-- START --

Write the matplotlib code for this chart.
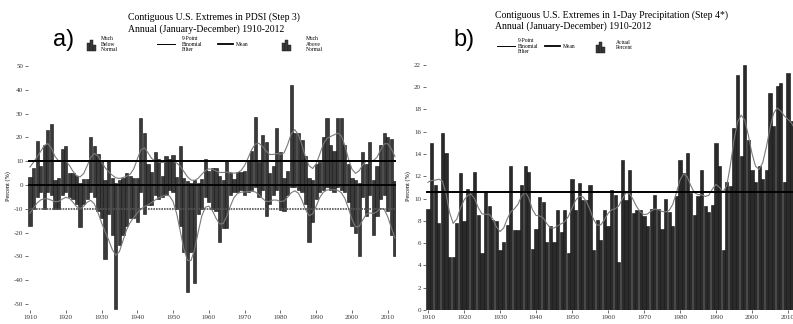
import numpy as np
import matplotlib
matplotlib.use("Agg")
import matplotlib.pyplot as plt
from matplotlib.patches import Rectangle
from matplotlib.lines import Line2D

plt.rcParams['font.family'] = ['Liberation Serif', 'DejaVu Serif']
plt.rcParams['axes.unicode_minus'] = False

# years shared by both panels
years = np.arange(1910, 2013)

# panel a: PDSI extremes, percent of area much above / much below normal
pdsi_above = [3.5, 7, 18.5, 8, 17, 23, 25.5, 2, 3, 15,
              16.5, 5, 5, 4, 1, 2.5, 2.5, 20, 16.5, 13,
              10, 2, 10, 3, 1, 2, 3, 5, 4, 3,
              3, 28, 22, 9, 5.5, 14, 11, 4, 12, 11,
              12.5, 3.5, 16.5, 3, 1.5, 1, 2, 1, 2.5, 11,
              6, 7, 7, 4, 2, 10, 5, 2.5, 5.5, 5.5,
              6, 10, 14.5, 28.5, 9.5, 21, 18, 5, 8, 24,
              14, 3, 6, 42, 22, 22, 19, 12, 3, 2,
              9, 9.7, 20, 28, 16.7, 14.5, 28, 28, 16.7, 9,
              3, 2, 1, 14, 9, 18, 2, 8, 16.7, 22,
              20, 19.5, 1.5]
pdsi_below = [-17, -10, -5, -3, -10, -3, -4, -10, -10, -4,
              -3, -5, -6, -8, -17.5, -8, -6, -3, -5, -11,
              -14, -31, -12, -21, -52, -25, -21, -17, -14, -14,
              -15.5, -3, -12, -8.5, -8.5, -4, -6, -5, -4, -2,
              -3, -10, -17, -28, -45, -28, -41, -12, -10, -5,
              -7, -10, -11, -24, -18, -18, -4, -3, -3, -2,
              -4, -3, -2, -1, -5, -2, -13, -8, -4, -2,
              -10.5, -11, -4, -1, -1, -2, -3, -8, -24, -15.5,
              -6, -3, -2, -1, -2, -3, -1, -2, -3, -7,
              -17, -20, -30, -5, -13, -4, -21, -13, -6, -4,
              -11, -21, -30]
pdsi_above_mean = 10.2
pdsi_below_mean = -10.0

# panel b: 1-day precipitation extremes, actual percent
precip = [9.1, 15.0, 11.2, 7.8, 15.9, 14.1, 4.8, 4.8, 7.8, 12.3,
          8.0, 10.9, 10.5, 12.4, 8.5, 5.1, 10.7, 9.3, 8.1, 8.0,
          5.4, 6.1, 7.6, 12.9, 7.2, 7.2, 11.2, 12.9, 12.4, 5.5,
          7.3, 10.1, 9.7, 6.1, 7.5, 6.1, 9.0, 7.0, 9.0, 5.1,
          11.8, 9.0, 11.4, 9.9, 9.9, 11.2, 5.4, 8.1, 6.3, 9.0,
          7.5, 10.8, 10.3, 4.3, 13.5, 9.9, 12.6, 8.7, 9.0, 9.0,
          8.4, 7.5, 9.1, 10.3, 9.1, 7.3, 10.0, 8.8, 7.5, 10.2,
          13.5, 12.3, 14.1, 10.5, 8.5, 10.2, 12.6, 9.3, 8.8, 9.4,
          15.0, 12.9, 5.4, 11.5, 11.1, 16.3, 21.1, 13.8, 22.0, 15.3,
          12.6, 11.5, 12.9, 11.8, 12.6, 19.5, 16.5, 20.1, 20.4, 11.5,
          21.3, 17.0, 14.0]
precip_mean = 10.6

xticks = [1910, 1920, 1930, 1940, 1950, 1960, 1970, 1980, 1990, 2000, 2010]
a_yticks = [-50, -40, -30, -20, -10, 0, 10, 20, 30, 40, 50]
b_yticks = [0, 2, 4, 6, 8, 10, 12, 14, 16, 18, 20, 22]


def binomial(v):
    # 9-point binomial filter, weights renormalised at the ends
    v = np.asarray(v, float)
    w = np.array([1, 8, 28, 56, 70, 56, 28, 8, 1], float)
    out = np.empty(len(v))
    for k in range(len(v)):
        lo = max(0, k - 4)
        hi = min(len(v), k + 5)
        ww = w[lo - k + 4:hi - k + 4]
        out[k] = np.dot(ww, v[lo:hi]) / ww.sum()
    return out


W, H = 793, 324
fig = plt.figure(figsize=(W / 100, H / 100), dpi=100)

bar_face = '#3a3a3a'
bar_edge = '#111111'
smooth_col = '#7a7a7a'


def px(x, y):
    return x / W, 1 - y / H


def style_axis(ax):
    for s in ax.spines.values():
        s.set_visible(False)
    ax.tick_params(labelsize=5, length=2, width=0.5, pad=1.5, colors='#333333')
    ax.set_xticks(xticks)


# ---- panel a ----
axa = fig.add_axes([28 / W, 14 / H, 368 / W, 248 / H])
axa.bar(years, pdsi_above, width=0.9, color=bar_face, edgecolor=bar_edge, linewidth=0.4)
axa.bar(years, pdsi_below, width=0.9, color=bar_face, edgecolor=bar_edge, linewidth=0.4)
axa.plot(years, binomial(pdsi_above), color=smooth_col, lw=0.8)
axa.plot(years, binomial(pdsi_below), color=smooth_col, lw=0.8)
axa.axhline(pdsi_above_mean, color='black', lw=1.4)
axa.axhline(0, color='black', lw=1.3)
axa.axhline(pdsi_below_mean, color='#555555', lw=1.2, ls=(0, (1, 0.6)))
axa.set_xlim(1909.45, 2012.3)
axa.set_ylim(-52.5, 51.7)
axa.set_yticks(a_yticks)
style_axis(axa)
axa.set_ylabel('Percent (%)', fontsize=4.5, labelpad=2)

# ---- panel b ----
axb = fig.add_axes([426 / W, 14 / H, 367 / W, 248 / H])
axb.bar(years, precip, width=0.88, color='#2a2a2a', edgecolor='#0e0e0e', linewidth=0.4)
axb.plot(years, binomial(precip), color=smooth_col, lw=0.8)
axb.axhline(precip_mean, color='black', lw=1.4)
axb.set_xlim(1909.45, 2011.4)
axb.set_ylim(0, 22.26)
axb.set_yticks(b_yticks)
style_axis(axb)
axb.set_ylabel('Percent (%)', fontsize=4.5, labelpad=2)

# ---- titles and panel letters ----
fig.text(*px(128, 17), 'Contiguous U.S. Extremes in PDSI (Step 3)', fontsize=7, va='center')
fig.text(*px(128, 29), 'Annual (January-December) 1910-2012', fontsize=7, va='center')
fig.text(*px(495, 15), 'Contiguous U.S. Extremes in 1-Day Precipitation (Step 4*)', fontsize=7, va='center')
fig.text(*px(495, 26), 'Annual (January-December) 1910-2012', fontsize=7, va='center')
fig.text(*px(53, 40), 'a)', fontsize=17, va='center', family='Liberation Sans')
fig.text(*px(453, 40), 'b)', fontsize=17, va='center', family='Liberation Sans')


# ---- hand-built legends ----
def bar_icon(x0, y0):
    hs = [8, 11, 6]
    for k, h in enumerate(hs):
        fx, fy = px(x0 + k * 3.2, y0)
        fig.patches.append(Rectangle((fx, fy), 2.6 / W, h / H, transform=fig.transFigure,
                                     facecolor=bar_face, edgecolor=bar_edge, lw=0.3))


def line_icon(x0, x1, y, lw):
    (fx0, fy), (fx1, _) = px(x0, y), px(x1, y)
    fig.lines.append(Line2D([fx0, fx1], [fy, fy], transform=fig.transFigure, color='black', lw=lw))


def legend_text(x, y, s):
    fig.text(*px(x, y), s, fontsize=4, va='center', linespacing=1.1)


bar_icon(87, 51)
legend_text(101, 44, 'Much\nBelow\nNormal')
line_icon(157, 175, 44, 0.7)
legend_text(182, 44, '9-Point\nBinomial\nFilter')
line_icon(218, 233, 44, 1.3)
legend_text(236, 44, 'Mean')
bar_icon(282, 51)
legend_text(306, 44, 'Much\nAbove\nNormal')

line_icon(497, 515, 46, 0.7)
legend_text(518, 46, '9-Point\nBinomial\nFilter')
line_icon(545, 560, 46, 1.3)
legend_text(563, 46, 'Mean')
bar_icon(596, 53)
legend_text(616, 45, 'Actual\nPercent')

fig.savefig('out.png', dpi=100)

-- END --
-- START --

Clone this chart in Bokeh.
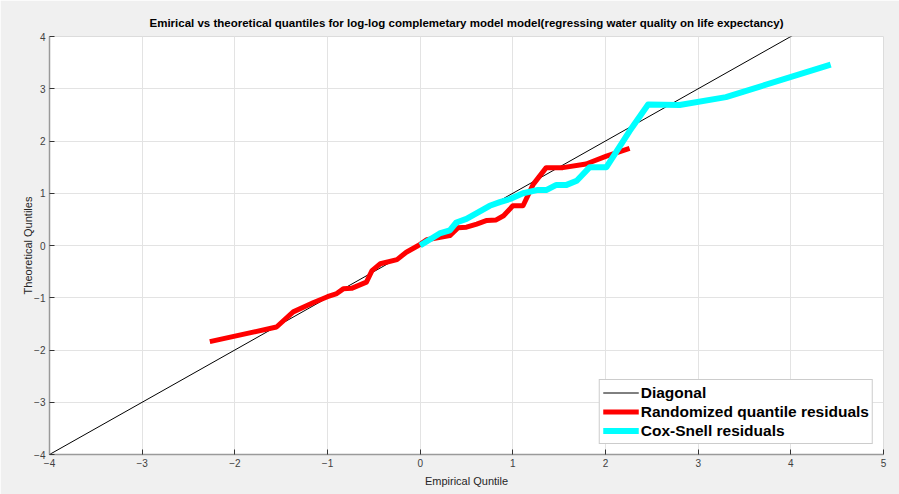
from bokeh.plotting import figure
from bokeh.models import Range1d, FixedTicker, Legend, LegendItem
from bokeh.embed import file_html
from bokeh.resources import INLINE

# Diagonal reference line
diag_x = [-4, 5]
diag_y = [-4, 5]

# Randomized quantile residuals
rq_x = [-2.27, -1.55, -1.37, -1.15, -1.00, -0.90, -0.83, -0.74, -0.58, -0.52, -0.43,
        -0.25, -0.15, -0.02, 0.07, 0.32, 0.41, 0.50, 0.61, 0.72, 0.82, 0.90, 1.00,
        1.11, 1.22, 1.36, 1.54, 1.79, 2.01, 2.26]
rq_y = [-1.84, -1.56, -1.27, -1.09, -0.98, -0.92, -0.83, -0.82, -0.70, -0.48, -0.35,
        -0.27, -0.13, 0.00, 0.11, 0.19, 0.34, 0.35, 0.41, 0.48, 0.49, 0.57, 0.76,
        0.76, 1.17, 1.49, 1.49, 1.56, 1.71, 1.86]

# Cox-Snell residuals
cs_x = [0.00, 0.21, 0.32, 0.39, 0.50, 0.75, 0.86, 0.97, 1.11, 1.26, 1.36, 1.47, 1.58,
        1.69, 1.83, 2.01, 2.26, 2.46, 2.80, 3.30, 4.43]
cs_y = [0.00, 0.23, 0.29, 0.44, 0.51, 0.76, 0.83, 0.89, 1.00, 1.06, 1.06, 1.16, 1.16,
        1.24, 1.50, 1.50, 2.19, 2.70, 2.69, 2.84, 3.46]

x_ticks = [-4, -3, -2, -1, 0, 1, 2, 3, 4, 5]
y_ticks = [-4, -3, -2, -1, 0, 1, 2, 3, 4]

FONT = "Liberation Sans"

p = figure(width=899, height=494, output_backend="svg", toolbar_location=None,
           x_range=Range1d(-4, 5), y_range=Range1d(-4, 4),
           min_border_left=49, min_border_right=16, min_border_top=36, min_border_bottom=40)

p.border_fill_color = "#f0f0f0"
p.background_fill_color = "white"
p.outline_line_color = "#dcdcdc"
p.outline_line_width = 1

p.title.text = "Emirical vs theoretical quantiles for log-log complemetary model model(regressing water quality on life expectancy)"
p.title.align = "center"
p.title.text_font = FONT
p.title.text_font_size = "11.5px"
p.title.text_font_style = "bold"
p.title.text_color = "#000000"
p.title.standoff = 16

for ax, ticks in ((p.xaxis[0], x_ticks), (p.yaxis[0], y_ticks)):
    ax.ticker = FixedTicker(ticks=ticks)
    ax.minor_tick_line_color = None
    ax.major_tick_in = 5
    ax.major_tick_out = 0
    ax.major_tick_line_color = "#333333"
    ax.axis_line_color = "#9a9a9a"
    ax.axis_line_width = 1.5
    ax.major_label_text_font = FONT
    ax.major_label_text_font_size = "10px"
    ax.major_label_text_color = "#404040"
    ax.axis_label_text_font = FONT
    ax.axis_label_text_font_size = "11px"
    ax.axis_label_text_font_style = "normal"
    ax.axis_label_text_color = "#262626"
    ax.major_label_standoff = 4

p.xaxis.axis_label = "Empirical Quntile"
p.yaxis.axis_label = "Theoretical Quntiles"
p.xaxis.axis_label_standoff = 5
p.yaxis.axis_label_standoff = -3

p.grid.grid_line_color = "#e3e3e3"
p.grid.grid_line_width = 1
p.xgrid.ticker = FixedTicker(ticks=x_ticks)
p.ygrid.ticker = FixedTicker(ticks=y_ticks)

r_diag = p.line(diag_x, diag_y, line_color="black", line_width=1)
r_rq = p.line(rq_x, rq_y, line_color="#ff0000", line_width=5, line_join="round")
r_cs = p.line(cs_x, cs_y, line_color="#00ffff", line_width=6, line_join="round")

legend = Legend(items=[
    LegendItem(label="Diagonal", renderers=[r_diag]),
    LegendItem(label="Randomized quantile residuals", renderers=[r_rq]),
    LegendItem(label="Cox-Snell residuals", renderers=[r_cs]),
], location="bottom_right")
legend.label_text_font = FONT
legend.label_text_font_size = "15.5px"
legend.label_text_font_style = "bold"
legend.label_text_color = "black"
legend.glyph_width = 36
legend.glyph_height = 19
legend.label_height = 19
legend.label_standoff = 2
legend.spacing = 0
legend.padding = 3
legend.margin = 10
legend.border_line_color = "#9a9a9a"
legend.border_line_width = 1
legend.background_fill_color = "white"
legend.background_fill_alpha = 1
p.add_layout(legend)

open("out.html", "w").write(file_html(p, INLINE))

-- END --

▶ SET EXERCISE
Give again, word for word, the lines from the one that contains "Write the matplotlib code for this chart." to the one that contains "pdsi_below_mean = -10.0", both included. Omit the pictures.

▶ THE OUTPUT
Write the matplotlib code for this chart.
import numpy as np
import matplotlib
matplotlib.use("Agg")
import matplotlib.pyplot as plt
from matplotlib.patches import Rectangle
from matplotlib.lines import Line2D

plt.rcParams['font.family'] = ['Liberation Serif', 'DejaVu Serif']
plt.rcParams['axes.unicode_minus'] = False

# years shared by both panels
years = np.arange(1910, 2013)

# panel a: PDSI extremes, percent of area much above / much below normal
pdsi_above = [3.5, 7, 18.5, 8, 17, 23, 25.5, 2, 3, 15,
              16.5, 5, 5, 4, 1, 2.5, 2.5, 20, 16.5, 13,
              10, 2, 10, 3, 1, 2, 3, 5, 4, 3,
              3, 28, 22, 9, 5.5, 14, 11, 4, 12, 11,
              12.5, 3.5, 16.5, 3, 1.5, 1, 2, 1, 2.5, 11,
              6, 7, 7, 4, 2, 10, 5, 2.5, 5.5, 5.5,
              6, 10, 14.5, 28.5, 9.5, 21, 18, 5, 8, 24,
              14, 3, 6, 42, 22, 22, 19, 12, 3, 2,
              9, 9.7, 20, 28, 16.7, 14.5, 28, 28, 16.7, 9,
              3, 2, 1, 14, 9, 18, 2, 8, 16.7, 22,
              20, 19.5, 1.5]
pdsi_below = [-17, -10, -5, -3, -10, -3, -4, -10, -10, -4,
              -3, -5, -6, -8, -17.5, -8, -6, -3, -5, -11,
              -14, -31, -12, -21, -52, -25, -21, -17, -14, -14,
              -15.5, -3, -12, -8.5, -8.5, -4, -6, -5, -4, -2,
              -3, -10, -17, -28, -45, -28, -41, -12, -10, -5,
              -7, -10, -11, -24, -18, -18, -4, -3, -3, -2,
              -4, -3, -2, -1, -5, -2, -13, -8, -4, -2,
              -10.5, -11, -4, -1, -1, -2, -3, -8, -24, -15.5,
              -6, -3, -2, -1, -2, -3, -1, -2, -3, -7,
              -17, -20, -30, -5, -13, -4, -21, -13, -6, -4,
              -11, -21, -30]
pdsi_above_mean = 10.2
pdsi_below_mean = -10.0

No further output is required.